America Latina: si riaccende il dibattito sulle unioni gay e sulle adozioni
Il dibattito sul cosiddetto “matrimonio” fra omosessuali ultimamente si sta presentando,
o ri-presentando, in diversi paesi dell’America Latina. Il vescovo emerito di Chimbote,
mons. Luis Bambarén, ex presidente della Conferenza episcopale peruviana (Ceb) ed
ex presidente della Caritas Internationalis per l'America Latina, ha espresso la sua
opposizione al matrimonio tra persone dello stesso sesso: “il matrimonio è qualcosa
di sacro, queste persone possono vivere insieme, ma non possono essere sposate, questa
è la mia posizione molto chiara” ha detto il vescovo in una intervista a Radio Programas
del Perù. Mons. Bambarén ha quindi respinto la proposta lanciata dal deputato Carlos
Bruce di legittimare l'unione tra persone dello stesso sesso, richiesta da inserire
nel piano di governo chiamato “Perù Posible”. “Mi rammarico che Bruce abbia proposto
questa iniziativa che mette in pericolo i nostri giovani, che certamente sono alla
ricerca dei valori per costruire la propria vita su valori duraturi”, ha detto il
vescovo, dimostrando la sua contrarietà anche alla proposta che gli omosessuali che
vivono in coppia possano adottare dei bambini. La questione del cosiddetto “matrimonio”
fra omosessuali è significativa e importante per la società, ma per il presule richiede
ulteriori discussioni: “dobbiamo parlarne di più, valutare di più, dobbiamo essere
molto precisi in questo senso, rispettare il loro diritto, ma non possiamo spalancare
le porte in modo che altri possano portare gente alla corruzione”. In Argentina l'arcivescovo
di Buenos Aires, il cardinale Jorge Bergoglio, ha respinto la decisione dell'organismo
di Giustizia di autorizzare il matrimonio tra persone dello stesso sesso come “contrario”
alla legge del Paese. Rilevando che “dai tempi degli antichi il matrimonio è inteso
come l'unione tra un uomo e una donna”, il cardinale avverte che “la sua affermazione
non implica alcuna discriminazione”. Ha inoltre ricordato che il governo della città
di Buenos Aires “ha l'obbligo di ricorrere in appello”. Lo scorso novembre, contro
una sentenza analoga, l'arcivescovo aveva criticato il sindaco di Buenos Aires, Mauricio
Macri, considerando che non ricorrendo in appello, egli aveva "gravemente mancato"

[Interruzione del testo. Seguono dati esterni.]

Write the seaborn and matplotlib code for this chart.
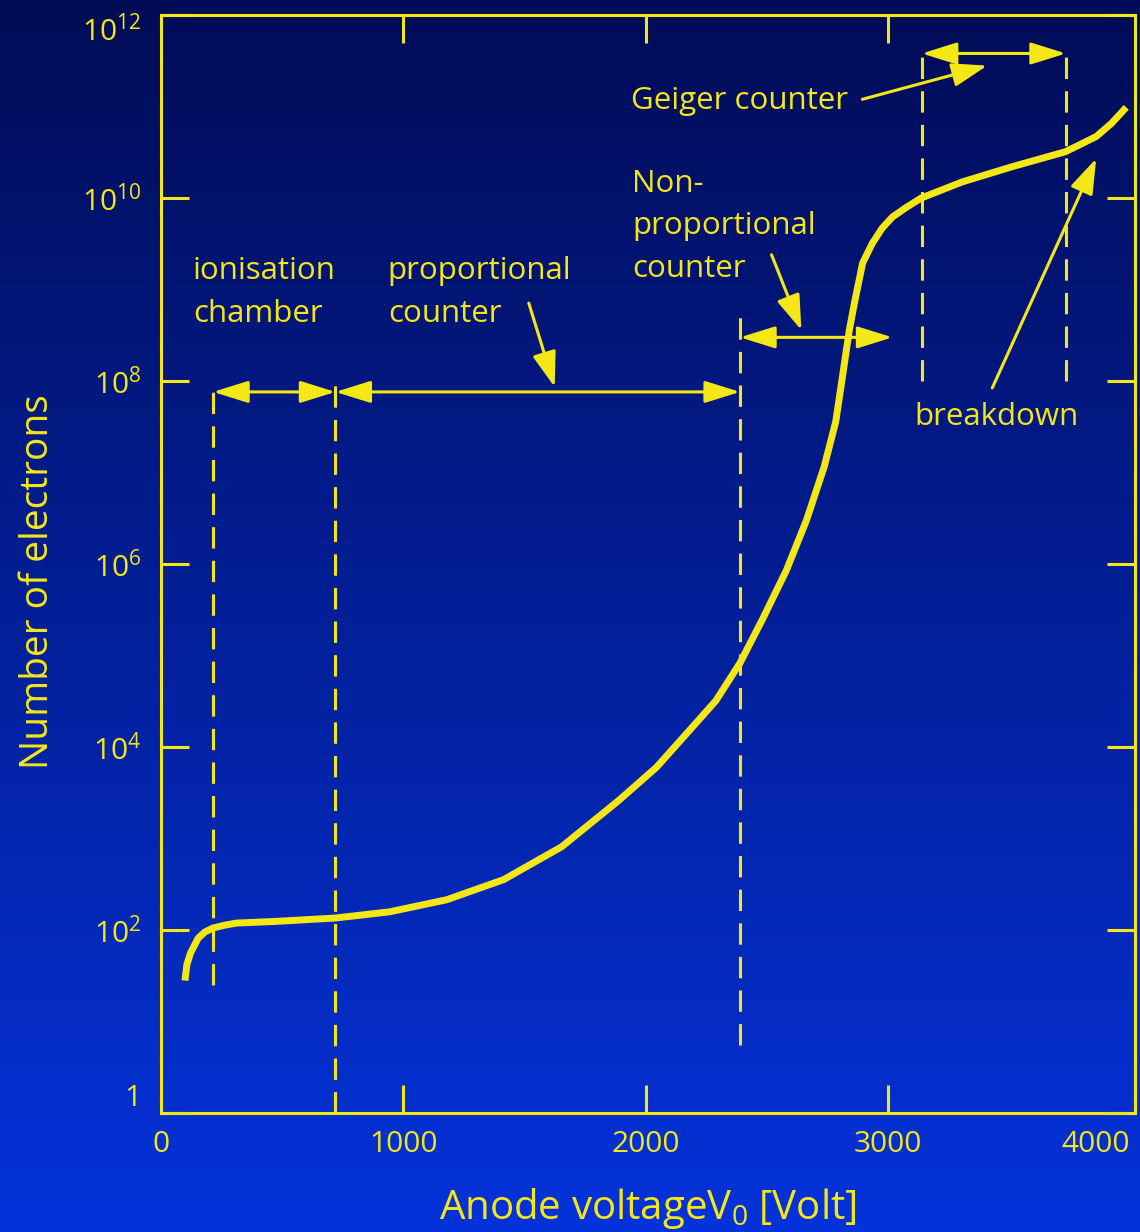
import numpy as np
import matplotlib
matplotlib.use("Agg")
import matplotlib.pyplot as plt
import seaborn as sns
from matplotlib.colors import LinearSegmentedColormap
from matplotlib.ticker import FixedLocator, NullLocator

# curve: anode voltage [V] vs number of electrons
voltage = [99, 107, 122, 153, 181, 214, 264, 311, 470, 718, 944, 1179, 1414,
           1654, 1889, 2045, 2206, 2290, 2390, 2483, 2581, 2664, 2737, 2785,
           2810, 2841, 2862, 2896, 2936, 2977, 3019, 3076, 3138, 3307, 3513,
           3732, 3790, 3860, 3922, 3984]
electrons = [28, 42, 56, 81, 95, 105, 113, 119, 124, 135, 158, 214, 355,
             813, 2.6e3, 6.0e3, 1.8e4, 3.2e4, 8.3e4, 2.5e5, 8.5e5, 3.0e6,
             1.15e7, 3.6e7, 1.0e8, 3.6e8, 7.1e8, 1.95e9, 3.2e9, 4.7e9, 6.2e9,
             7.9e9, 1.0e10, 1.5e10, 2.2e10, 3.2e10, 3.8e10, 4.7e10, 6.5e10,
             9.8e10]

# region boundaries [V]
bounds = [215, 720, 2390, 3140, 3735]

x_ticks = [0, 1000, 2000, 3000, 4000]
y_ticks = [1, 1e2, 1e4, 1e6, 1e8, 1e10, 1e12]
y_labels = ["1"] + [r"$\mathregular{10^{%d}}$" % p for p in range(2, 13, 2)]

YEL = "#F4E716"
TOP_BG = "#010C56"
BOT_BG = "#0533DB"

sns.set_style("ticks")
plt.rcParams["font.family"] = ["Open Sans", "DejaVu Sans"]
plt.rcParams["mathtext.fontset"] = "custom"
plt.rcParams["mathtext.rm"] = "Open Sans"
plt.rcParams["mathtext.it"] = "Open Sans:italic"

fig = plt.figure(figsize=(11.4, 12.32), dpi=100)

# background gradient
bg = fig.add_axes([0, 0, 1, 1], zorder=-10)
cmap = LinearSegmentedColormap.from_list("bg", [TOP_BG, BOT_BG])
bg.imshow(np.linspace(0, 1, 256).reshape(-1, 1), aspect="auto", cmap=cmap,
          extent=[0, 1, 0, 1], origin="upper")
bg.axis("off")

ax = fig.add_axes([0.1412, 0.0966, 0.9956 - 0.1412, 0.9878 - 0.0966])
ax.set_facecolor("none")

sns.lineplot(x=voltage, y=electrons, ax=ax, color=YEL, lw=5, sort=False,
             estimator=None, solid_capstyle="butt", solid_joinstyle="round",
             zorder=5)

ax.set_yscale("log")
ax.set_xlim(0, 4020)
ax.set_ylim(1, 1e12)

# dashed region boundaries
dash = dict(color=YEL, lw=2.2, ls=(0, (7, 4)))
ax.vlines(bounds[0], 25, 1e8, **dash)
ax.vlines(bounds[1], 1, 1e8, **dash)
ax.vlines(bounds[2], 5.5, 5.5e8, **dash)
ax.vlines(bounds[3], 1e8, 4.7e11, **dash)
ax.vlines(bounds[4], 1e8, 4.7e11, **dash)

both = dict(arrowstyle="<|-|>,head_length=0.8,head_width=0.25", color=YEL,
            lw=2.2, mutation_scale=27, shrinkA=0, shrinkB=0)
one = dict(arrowstyle="-|>,head_length=0.8,head_width=0.27", color=YEL,
           lw=2.2, mutation_scale=27, shrinkA=0, shrinkB=0)

ax.annotate("", xy=(bounds[1], 7.6e7), xytext=(bounds[0], 7.6e7), arrowprops=both)
ax.annotate("", xy=(bounds[2], 7.6e7), xytext=(bounds[1], 7.6e7), arrowprops=both)
ax.annotate("", xy=(3019, 3.0e8), xytext=(bounds[2], 3.0e8), arrowprops=both)
ax.annotate("", xy=(bounds[4], 3.8e11), xytext=(bounds[3], 3.8e11), arrowprops=both)

ax.annotate("", xy=(1625, 8.6e7), xytext=(1518, 7.1e8), arrowprops=one)
ax.annotate("", xy=(2643, 3.6e8), xytext=(2520, 2.4e9), arrowprops=one)
ax.annotate("", xy=(3410, 2.8e11), xytext=(2895, 1.2e11), arrowprops=one)
ax.annotate("", xy=(3860, 2.7e10), xytext=(3431, 8.4e7), arrowprops=one)

tkw = dict(color=YEL, fontsize=22.5, linespacing=1.55)
ax.text(132, 2.3e9, "ionisation\nchamber", va="top", ha="left", **tkw)
ax.text(936, 2.3e9, "proportional\ncounter", va="top", ha="left", **tkw)
ax.text(1946, 2.1e10, "Non-\nproportional\ncounter", va="top", ha="left", **tkw)
ax.text(1938, 1.15e11, "Geiger counter", va="center", ha="left", **tkw)
ax.text(3109, 4.0e7, "breakdown", va="center", ha="left", **tkw)

# axes styling
for s in ax.spines.values():
    s.set_color(YEL)
    s.set_linewidth(2.2)

ax.xaxis.set_major_locator(FixedLocator(x_ticks))
ax.set_xticklabels([str(v) for v in x_ticks])
ax.yaxis.set_major_locator(FixedLocator(y_ticks))
ax.set_yticklabels(y_labels)
ax.xaxis.set_minor_locator(NullLocator())
ax.yaxis.set_minor_locator(NullLocator())

ax.tick_params(axis="both", which="major", direction="in", length=20, width=2.2,
               color=YEL, labelcolor=YEL, labelsize=21.5, top=True, right=True,
               labeltop=False, labelright=False)
ax.tick_params(axis="x", pad=12)
ax.tick_params(axis="y", pad=14)

xt = ax.xaxis.get_major_ticks()
for t in (xt[0], xt[-1]):
    t.tick1line.set_visible(False)
    t.tick2line.set_visible(False)
xt[-1].label1.set_horizontalalignment("right")

yt = ax.yaxis.get_major_ticks()
yt[0].label1.set_verticalalignment("bottom")
yt[-1].label1.set_verticalalignment("top")

ax.set_xlabel(r"Anode voltageV$_\mathregular{0}$ [Volt]", color=YEL,
              fontsize=29, labelpad=20)
ax.set_ylabel("Number of electrons", color=YEL, fontsize=28)
ax.yaxis.set_label_coords(-0.107, 0.4836)

fig.savefig("out.png", dpi=100)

ai suoi doveri di pubblico ufficiale. In Messico il problema si presenta in forma
complessa, perché in qualche Stato all’interno del Paese, la legge è già stata accettata,
mentre in altri Stati questa legge non è valida. Non è solo la Chiesa a difendere
i diritti dei bambini, ma anche altre istituzioni criticano il caos che può scaturire
da una degenerazione della norma all’interno dello stesso Paese. In un comunicato
dell’arcidiocesi di Mexico del 31 gennaio scorso si legge: “Non si tratta di argomenti
religiosi, ma del diritto; non si tratta di accordi con la Chiesa cattolica, ma con
la legalità; non è l'imposizione di un'ideologia, ma di un ragionamento di buon senso
e nell'ordine dei principi etici e naturali dell'umanità e della vita sociale.” (R.P.)